I do agree with you, Fra, that there are some experiments that are difficult to interpret. I just do not agree that all experiments are difficult to interpret. Also, the experimenter needs to use some skill in his experiments so that his data is not so difficult to interpret. For example, set up your experiments so that you will get whole number values. In the falling objects experiment, you could change the position at which you measure velocity so that your time values are always whole numbers (this would be a process of trial and error). By using whole number values for time, you can much more easily see the relationship between time and velocity. Once you establish that relationship to be true for that experiment, then you can make more detailed experiments to more-conclusively prove theories about how falling objects behave.

This leads me to my last comment. Experimentation is a skill.
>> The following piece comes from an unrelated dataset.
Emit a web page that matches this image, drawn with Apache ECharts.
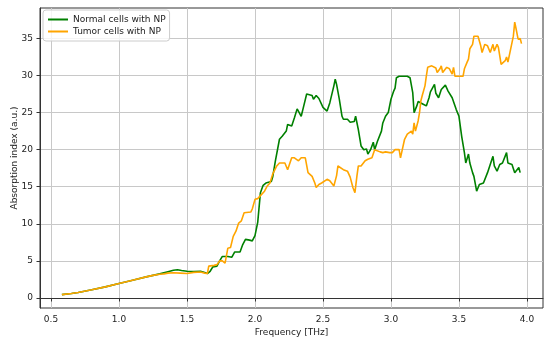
<!DOCTYPE html>
<html>
<head>
<meta charset="utf-8">
<script src="https://cdn.jsdelivr.net/npm/echarts@6/dist/echarts.min.js"></script>
<style>
html,body{margin:0;padding:0;background:#fff;}
#chart{width:550px;height:342px;}
</style>
</head>
<body>
<div id="chart"></div>
<script>
// ---- Data ----
var seriesNames = ["Normal cells with NP", "Tumor cells with NP"];

var freqNormal = [0.58,0.65,0.7,0.8,0.9,1.0,1.1,1.2,1.25,1.3,1.33,1.36,1.4,1.43,1.46,1.5,1.55,1.6,1.63,1.65,
  1.67,1.69,1.72,1.74,1.76,1.8,1.83,1.85,1.89,1.91,1.93,1.96,1.98,2.0,2.02,2.04,2.06,2.08,2.1,2.12,
  2.13,2.15,2.18,2.2,2.23,2.24,2.27,2.29,2.31,2.32,2.34,2.36,2.38,2.42,2.43,2.45,2.47,2.5,2.53,2.55,
  2.58,2.59,2.6,2.62,2.64,2.65,2.68,2.7,2.73,2.74,2.76,2.78,2.8,2.82,2.83,2.85,2.87,2.88,2.9,2.93,
  2.94,2.96,2.98,3.0,3.02,3.03,3.04,3.06,3.1,3.12,3.14,3.16,3.17,3.19,3.2,3.23,3.26,3.28,3.29,3.32,
  3.33,3.35,3.37,3.4,3.42,3.45,3.46,3.48,3.5,3.52,3.54,3.55,3.57,3.58,3.6,3.61,3.63,3.65,3.68,3.71,
  3.73,3.75,3.76,3.78,3.8,3.82,3.85,3.86,3.89,3.9,3.91,3.94,3.95];
var absNormal = [0.45,0.6,0.75,1.1,1.5,1.95,2.4,2.85,3.05,3.25,3.4,3.55,3.75,3.8,3.7,3.6,3.55,3.6,3.45,3.3,
  3.6,4.2,4.3,5.0,5.6,5.6,5.5,6.2,6.2,7.2,7.9,7.8,7.7,8.4,10.2,14.2,15.2,15.5,15.6,15.7,
  16.3,18.5,21.4,21.8,22.5,23.4,23.2,24.3,25.5,25.3,24.5,26.0,27.5,27.3,26.8,27.3,26.9,25.7,25.2,26.3,
  28.6,29.5,28.8,26.8,24.5,24.1,24.1,23.7,23.8,24.5,22.7,20.5,20.0,20.1,19.4,20.0,21.0,20.0,21.1,22.5,
  23.6,24.5,25.0,26.8,27.9,28.3,29.7,29.9,29.9,29.9,29.7,27.7,25.0,25.9,26.5,26.2,25.9,27.0,27.8,28.8,
  27.6,27.0,28.1,28.7,27.9,27.0,27.1,25.4,24.5,21.8,19.6,18.2,19.4,18.2,16.9,16.4,14.4,15.3,15.5,16.9,
  18.0,19.1,17.8,17.1,18.0,18.2,19.6,18.2,18.0,17.8,16.9,17.6,16.9];

var freqTumor = [0.58,0.65,0.7,0.8,0.9,1.0,1.1,1.2,1.25,1.3,1.33,1.36,1.4,1.45,1.5,1.55,1.6,1.63,1.65,
  1.66,1.7,1.72,1.74,1.76,1.78,1.8,1.82,1.84,1.86,1.88,1.9,1.92,1.97,1.98,2.0,2.02,2.04,2.07,2.09,
  2.11,2.13,2.16,2.18,2.22,2.24,2.27,2.29,2.32,2.34,2.37,2.39,2.42,2.44,2.45,2.47,2.49,2.53,2.55,2.58,
  2.6,2.61,2.65,2.68,2.7,2.72,2.735,2.75,2.76,2.78,2.81,2.83,2.86,2.87,2.88,2.92,2.94,2.96,2.99,3.01,
  3.03,3.06,3.07,3.08,3.1,3.12,3.15,3.16,3.17,3.18,3.2,3.21,3.22,3.23,3.25,3.26,3.27,3.3,3.33,3.34,
  3.36,3.37,3.38,3.41,3.43,3.45,3.46,3.47,3.53,3.54,3.56,3.57,3.58,3.6,3.61,3.62,3.64,3.65,3.66,3.67,
  3.69,3.71,3.73,3.75,3.76,3.78,3.79,3.81,3.84,3.85,3.86,3.87,3.9,3.91,3.92,3.935,3.95,3.96];
var absTumor = [0.45,0.6,0.75,1.1,1.5,1.95,2.4,2.85,3.05,3.2,3.25,3.35,3.4,3.35,3.3,3.45,3.5,3.35,3.3,
  4.3,4.4,4.5,5.0,5.0,4.7,6.7,6.8,8.3,9.0,10.1,10.4,11.5,11.6,12.0,13.3,13.4,13.8,14.4,15.1,
  15.5,16.7,17.8,18.2,18.2,17.3,18.9,18.9,18.5,18.9,18.9,16.9,16.4,15.5,14.9,15.3,15.5,16.0,15.8,15.1,
  16.5,17.8,17.3,17.1,16.3,14.9,14.2,16.5,17.8,17.8,18.5,18.7,18.9,19.1,20.0,19.7,19.6,19.7,19.6,19.6,
  20.0,20.0,18.9,18.9,21.4,22.1,22.5,22.1,23.6,22.5,23.9,25.0,26.6,27.3,28.6,29.9,31.1,31.3,31.0,30.4,
  30.9,31.3,30.4,31.1,30.9,30.2,31.1,29.9,29.9,30.9,31.8,32.2,33.6,34.2,35.3,35.5,35.3,35.2,34.0,33.1,
  34.2,34.0,33.1,34.2,33.3,34.2,33.8,31.5,32.0,32.5,31.8,32.0,35.3,37.2,36.3,34.9,35.0,34.3];

var xTicks = [0.5,1.0,1.5,2.0,2.5,3.0,3.5,4.0];
var yTicks = [0,5,10,15,20,25,30,35];
var xTitle = "Frequency [THz]";
var yTitle = "Absorption index (a.u.)";

function pairs(xs, ys){ var out=[]; for (var i=0;i<xs.length;i++) out.push([xs[i], ys[i]]); return out; }

var FONT = "DejaVu Sans";
var FS = 9;
var chart = echarts.init(document.getElementById('chart'), null, {renderer:'canvas'});
chart.setOption({
  animation:false,
  backgroundColor:'#fff',
  textStyle:{fontFamily:FONT},
  grid:{left:40,right:7,top:8,bottom:34,containLabel:false,outerBoundsMode:'none',
    show:true,borderColor:'#333',borderWidth:1,backgroundColor:'transparent'},
  legend:{
    orient:'vertical', left:43, top:10,
    padding:[5,4,5,5], itemGap:3,
    icon:'rect', itemWidth:20, itemHeight:2,
    backgroundColor:'rgba(255,255,255,0.8)', borderColor:'#cccccc', borderWidth:1, borderRadius:3,
    textStyle:{fontFamily:FONT,fontSize:FS,color:'#222'},
    data:seriesNames
  },
  xAxis:{
    type:'value', min:0.419, max:4.118,
    name:xTitle, nameLocation:'middle', nameGap:20, nameMoveOverlap:false,
    nameTextStyle:{fontFamily:FONT,fontSize:FS,color:'#222'},
    axisLine:{show:true,lineStyle:{color:'#333',width:1}},
    axisTick:{show:true,inside:false,length:3.5,customValues:xTicks,lineStyle:{color:'#333'}},
    axisLabel:{customValues:xTicks,margin:7,fontFamily:FONT,fontSize:FS,color:'#222',
      formatter:function(v){return v.toFixed(1);}},
    splitLine:{show:true,lineStyle:{color:'#c8c8c8',width:1}}
  },
  yAxis:{
    type:'value', min:-1.35, max:39.1,
    name:yTitle, nameLocation:'middle', nameGap:21, nameRotate:90, nameMoveOverlap:false,
    nameTextStyle:{fontFamily:FONT,fontSize:FS,color:'#222'},
    axisLine:{show:true,lineStyle:{color:'#333',width:1}},
    axisTick:{show:true,inside:false,length:3.5,customValues:yTicks,lineStyle:{color:'#333'}},
    axisLabel:{customValues:yTicks,margin:7,fontFamily:FONT,fontSize:FS,color:'#222'},
    splitLine:{show:true,lineStyle:{color:'#c8c8c8',width:1}}
  },
  series:[
    {name:seriesNames[0],type:'line',symbol:'none',showSymbol:false,data:pairs(freqNormal,absNormal),
     lineStyle:{color:'#008000',width:1.6},itemStyle:{color:'#008000'}},
    {name:seriesNames[1],type:'line',symbol:'none',showSymbol:false,data:pairs(freqTumor,absTumor),
     lineStyle:{color:'#FFA500',width:1.6},itemStyle:{color:'#FFA500'}}
  ]
});
</script>
</body>
</html>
You have to be crafty, you have to be clever, you have to be creative, you have to be witty, and you have to learn from others because someone else might have a better way of performing an experiment. We had some pretty clever experimenters one hundred years ago when technologies are not what they are today. Just look at Albert A. Michelson's method for measuring the speed of light back in the turn of the century. Although books are great and necessary sources of information and communication and of passing on knowledge, experimentation remains a skill that must be learned by doing. We have not taught this important skill to our younger generations.